C) Pennsylvania's 8th is the ultimate swing district in the state. The current holder is Republican Michael Fitzpatrick who is not seeking re-election. In his absence, his brother, Brian is running. Brian Fitzpatrick is a former FBI Agent and is leaning on this as his sole reason to represent. Steve Santarsiero is running for the Democrats. Santarsiero is a state Senator with wide popularity and a long history of bi-partisan support and success. This one is swinging back to the Democrats.

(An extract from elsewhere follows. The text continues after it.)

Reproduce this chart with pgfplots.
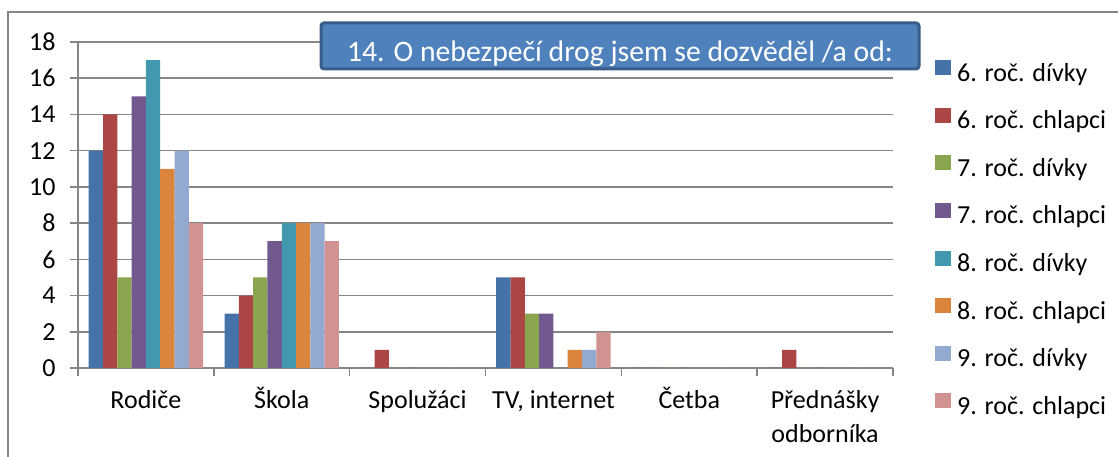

D) Pennsylvania's 16th district is open and being sought by two strong opponents with views that represent the progressive Democratic agenda and the conservative Republican agenda. The Republican is a state Senator with 7 years of experience named Lloyd Smucker. The Democrat is political novice, Christina Hartman and is well known in the local not-for-profit community. In a year with a strong Republican presidential candidate I would give this one to the Republicans, but in this year? It's a toss up.
E) Virginia's 10th District is held by freshmen congresswoman, Barbara Comstock. Comstock won the seat in a squeaker, and the shifts in demographics give this seat a zero bias one way or the other. The Democratic opponent is LuAnn Bennett. She has an amazingly compelling personal story who knows the issues in the district and has the roots to give her credibility. Bye, bye Barbara. Check out her video: https://youtu.be/7vYe6FLaPk0. I did, and then I sent her a contribution.
F) Virginia's 5th District runs down the center of the commonwealth. This area is traditionally Republican territory. It is an open seat with the retirement of it's current Republican representative, Robert Hurt. The Republican vying to replace him is Tom Garrett. Garrett is a lawyer and a state Senator for the past 5 years. He is a party line conservative who is anti welfare, anti choice and anti immigration, but he would like the government to bring high speed internet to rural communities (read between the lines for yourself). His Democratic opponent is Jane Dittmar a local politician in a small county in the district. She has deep roots and is mounting a serious campaign. This one is probably my largest stretch of all of these predictions, but given Virginia's generally strong support for the Democratic ticket and the campaign support from other Democratic state office holders like Senator Warner and Governor McAuliffe--and more importantly the addition of more Democratic precincts in the redrawn congressional map. I'm gonna say, for now, too close to call.
G) Virginia's 4th district benefits the most from the state's redrawn district map. The demographics so favor the Democrats now that the Republican incumbent chose to retire. His replacement wannabee is Mike Wade a local county sheriff. His Democratic opponent is a member of the Virginia state Senate, Donald McEachin. McEachin wins easily.
H) Virginia's 2nd district is a swing district, and it's open with the retirement of current Republican Scott Rigell. The Republican candidate is Scott Taylor. Taylor is a current state representative, former Navy SEAL, a small business owner. These credentials all carry a lot of weight in a district that encompasses all of Virginia Beach and one of the densest concentrations of military families and employees. The Democrat is Shaun Brown. Brown is a local business owner, community activist and liberal Democrat, who is probably too left of center for the majority of this district's residence. I'm calling this one for the GOP.